Der pathozentrische Ansatz räumt teilweise auch Lebewesen einen eigenen moralischen Wert ein. Dieser Ansatz beruht auf der Annahme, dass sowohl Menschen als auch Tiere eine Leidens- und Empfindungsfähigkeit aufweisen. Allerdings werden nur „höhere“ Tiere als empfindungsfähig eingestuft. Zu diesen zählen zum Beispiel Pferde oder Affen. Dagegen erhalten so genannte „niedere“ Tiere und Pflanzen keinen Eigenwert. Ein großes Problem dieses Ansatzes liegt in der unscharfen Grenze zwischen leidensfähigen und leidensunfähigen Tieren, die nicht eindeutig definiert werden kann.
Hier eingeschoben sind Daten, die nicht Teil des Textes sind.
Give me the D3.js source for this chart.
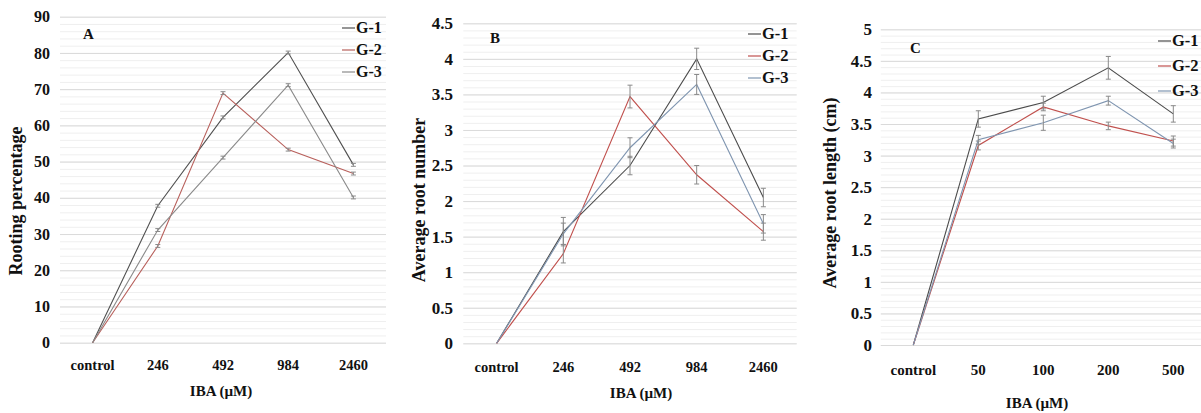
<!DOCTYPE html>
<html>
<head>
<meta charset="utf-8">
<script src="https://cdn.jsdelivr.net/npm/d3@7"></script>
<style>
  body { margin: 0; background: #fff; }
  svg { display: block; font-family: "Liberation Serif", "Times New Roman", serif; font-weight: bold; }
</style>
</head>
<body>
<svg id="chart" width="1201" height="413"></svg>
<script>
// series
const seriesNames = ["G-1", "G-2", "G-3"];
const seriesColorsA = ["#505050", "#b8605c", "#8a8a8a"];
const seriesColors = ["#4b4b4b", "#c0504d", "#7f95b0"];

// x categories
const catsAB = ["control", "246", "492", "984", "2460"];
const catsC = ["control", "50", "100", "200", "500"];

// A: rooting percentage
const rootingG1 = [0, 37.8, 62.2, 80.1, 49.1];
const rootingG2 = [0, 26.7, 68.9, 53.3, 46.7];
const rootingG3 = [0, 31.1, 51.1, 71.1, 40.1];
const rootingErr = [0, 0.4, 0.4, 0.4, 0.4];

// B: average root number
const numberG1 = [0, 1.57, 2.5, 4.0, 2.05];
const numberG2 = [0, 1.26, 3.47, 2.37, 1.57];
const numberG3 = [0, 1.54, 2.75, 3.64, 1.68];
const numberErrG1 = [0, 0.2, 0.13, 0.15, 0.13];
const numberErrG2 = [0, 0.13, 0.16, 0.13, 0.12];
const numberErrG3 = [0, 0.15, 0.14, 0.14, 0.13];

// C: average root length
const lengthG1 = [0, 3.58, 3.84, 4.39, 3.66];
const lengthG2 = [0, 3.16, 3.77, 3.47, 3.23];
const lengthG3 = [0, 3.25, 3.52, 3.87, 3.19];
const lengthErrG1 = [0, 0.13, 0.1, 0.18, 0.13];
const lengthErrG2 = [0, 0.07, 0.06, 0.06, 0.08];
const lengthErrG3 = [0, 0.07, 0.12, 0.07, 0.07];

const svg = d3.select("#chart");

const panels = [
  {
    label: "A", cats: catsAB, yTitle: "Rooting percentage", colors: seriesColorsA,
    series: [rootingG1, rootingG2, rootingG3], errs: [rootingErr, rootingErr, rootingErr],
    max: 90, step: 10, fmt: d3.format("d"),
    x0: 60, x1: 386, y0: 342.7, y1: 16.7,
    tickEnd: 50, tickSize: 16, catY: 370, catSize: 14.5,
    xTitleX: 221, xTitleY: 396, yTitleX: 22, yTitleY: 201,
    labelX: 83, labelY: 39, legX: 342, legY: 33, legStep: 22, legSize: 16
  },
  {
    label: "B", cats: catsAB, yTitle: "Average root number", colors: seriesColors,
    series: [numberG1, numberG2, numberG3], errs: [numberErrG1, numberErrG2, numberErrG3],
    max: 4.5, step: 0.5, fmt: d => String(d),
    x0: 463.3, x1: 796.7, y0: 343.3, y1: 23.3,
    tickEnd: 453, tickSize: 17, catY: 372, catSize: 14.5,
    xTitleX: 641, xTitleY: 398, yTitleX: 425, yTitleY: 200,
    labelX: 490, labelY: 43, legX: 748, legY: 39, legStep: 22, legSize: 16.5
  },
  {
    label: "C", cats: catsC, yTitle: "Average root length (cm)", colors: seriesColors,
    series: [lengthG1, lengthG2, lengthG3], errs: [lengthErrG1, lengthErrG2, lengthErrG3],
    max: 5, step: 0.5, fmt: d => String(d),
    x0: 880.8, x1: 1205.8, y0: 345, y1: 29.3,
    tickEnd: 872, tickSize: 17, catY: 375, catSize: 15,
    xTitleX: 1037, xTitleY: 408, yTitleX: 836, yTitleY: 193,
    labelX: 910, labelY: 53, legX: 1158, legY: 46, legStep: 25, legSize: 16.5
  }
];

panels.forEach(drawPanel);

function drawPanel(p) {
  const g = svg.append("g");

  const x = d3.scaleBand().domain(p.cats).range([p.x0, p.x1]);
  const y = d3.scaleLinear().domain([0, p.max]).range([p.y0, p.y1]);
  const cx = c => x(c) + x.bandwidth() / 2;

  // minor gridlines (5 per major step)
  const minor = d3.range(0, p.max + 1e-9, p.step / 5);
  g.append("g")
    .attr("transform", `translate(${p.x0},0)`)
    .call(d3.axisLeft(y).tickValues(minor).tickSize(-(p.x1 - p.x0)).tickFormat(""))
    .call(a => a.select(".domain").remove())
    .call(a => a.selectAll("line").attr("stroke", "#efefef"));

  // major gridlines + labels
  const major = d3.range(0, p.max + 1e-9, p.step);
  g.append("g")
    .attr("transform", `translate(${p.x0},0)`)
    .call(d3.axisLeft(y).tickValues(major).tickSize(-(p.x1 - p.x0)).tickPadding(p.x0 - p.tickEnd).tickFormat(p.fmt))
    .call(a => a.select(".domain").remove())
    .call(a => a.selectAll("line").attr("stroke", "#dadada"))
    .call(a => a.selectAll("text")
      .attr("fill", "#111")
      .style("font-family", "Liberation Serif")
      .style("font-weight", "bold")
      .style("font-size", p.tickSize + "px"));

  // category labels
  g.append("g")
    .selectAll("text")
    .data(p.cats)
    .join("text")
    .attr("x", cx)
    .attr("y", p.catY)
    .attr("text-anchor", "middle")
    .attr("fill", "#111")
    .style("font-size", p.catSize + "px")
    .text(d => d);

  // axis titles
  g.append("text")
    .attr("x", p.xTitleX).attr("y", p.xTitleY)
    .attr("text-anchor", "middle")
    .attr("fill", "#111")
    .style("font-size", "15px")
    .text("IBA (\u00B5M)");

  g.append("text")
    .attr("transform", `translate(${p.yTitleX},${p.yTitleY}) rotate(-90)`)
    .attr("text-anchor", "middle")
    .attr("fill", "#111")
    .style("font-size", "18px")
    .text(p.yTitle);

  g.append("text")
    .attr("x", p.labelX).attr("y", p.labelY)
    .attr("fill", "#111")
    .style("font-size", "15px")
    .text(p.label);

  const line = d3.line()
    .x((d, i) => cx(p.cats[i]))
    .y(d => y(d));

  p.series.forEach((vals, si) => {
    const col = p.colors[si];
    g.append("path")
      .datum(vals)
      .attr("fill", "none")
      .attr("stroke", col)
      .attr("stroke-width", 1.1)
      .attr("d", line);

    // error bars
    const eb = g.append("g").attr("stroke", "#8a8a8a").attr("stroke-width", 1);
    vals.forEach((v, i) => {
      const e = p.errs[si][i];
      if (!e) return;
      const xx = cx(p.cats[i]);
      eb.append("line").attr("x1", xx).attr("x2", xx).attr("y1", y(v - e)).attr("y2", y(v + e));
      eb.append("line").attr("x1", xx - 2.5).attr("x2", xx + 2.5).attr("y1", y(v - e)).attr("y2", y(v - e));
      eb.append("line").attr("x1", xx - 2.5).attr("x2", xx + 2.5).attr("y1", y(v + e)).attr("y2", y(v + e));
    });
  });

  // legend
  const leg = g.append("g");
  seriesNames.forEach((name, si) => {
    const ly = p.legY + si * p.legStep;
    leg.append("line")
      .attr("x1", p.legX).attr("x2", p.legX + 13)
      .attr("y1", ly - 5).attr("y2", ly - 5)
      .attr("stroke", p.colors[si]).attr("stroke-width", 1.2);
    leg.append("text")
      .attr("x", p.legX + 14).attr("y", ly)
      .attr("fill", "#111")
      .style("font-size", p.legSize + "px")
      .text(name);
  });
}
</script>
</body>
</html>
Im Gegensatz zum pathozentrischen Ansatz wird im biozentrischen Ansatz allen Lebewesen ein moralischer Status anerkannt, da davon ausgegangen wird, dass ein Interesse an der eigenen Lebenserhaltung von allen Lebewesen angestrebt wird. An dieser Stelle werden alle Lebewesen in gleicher Art und Weise betrachtet.
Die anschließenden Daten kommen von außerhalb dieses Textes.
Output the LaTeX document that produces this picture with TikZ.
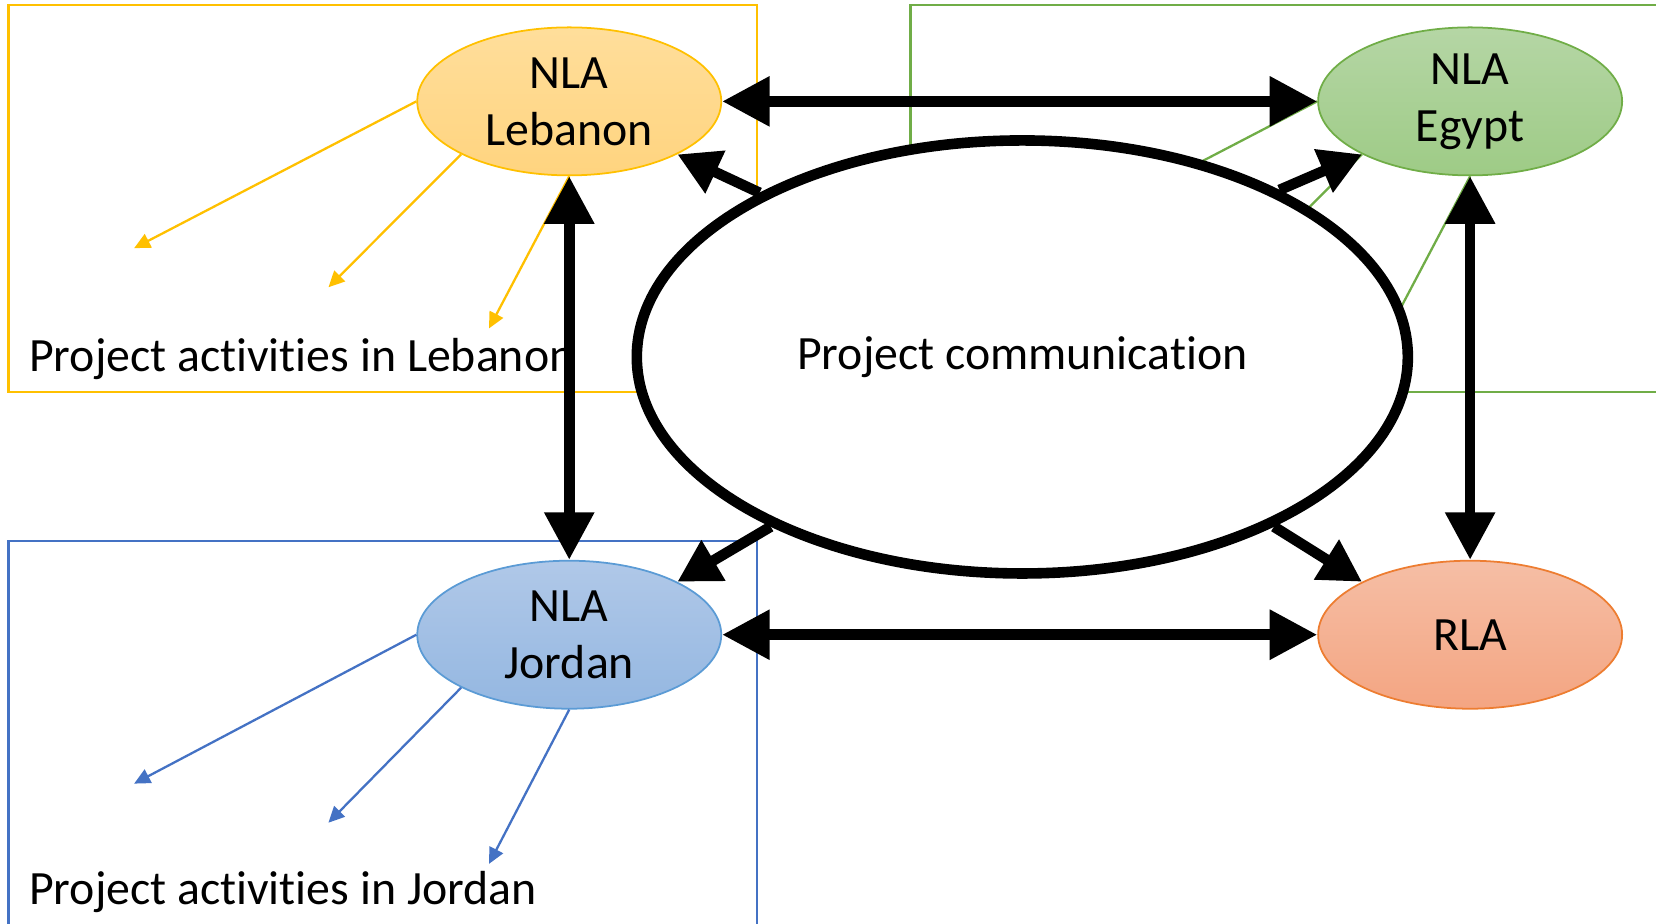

Der physiozentrische oder auch holistische Ansatz geht sogar noch einen Schritt weiter. Er erkennt einen eigenen moralischen Wert aller belebten und auch unbelebten Naturwesen an. Damit wird neben Menschen, Tieren und Pflanzen auch unbelebte Materie, wie zum Beispiel Berge oder Seen, einbezogen. Dies bedeutet, dass alles, was in der Natur vorliegt aufgrund der bloßen Existenz einen Wert hat.
Fazit
Die verschiedenen Ansätze zeigen die Komplexität des Themas sowie das weite Spektrum der Herangehensweise. Für Fragen des Naturschutzes muss somit genau unterschieden werden, wie einzelne Akteure den Begriff „Umweltethik“ für sich definieren und auf konkrete Problemstellungen anwenden.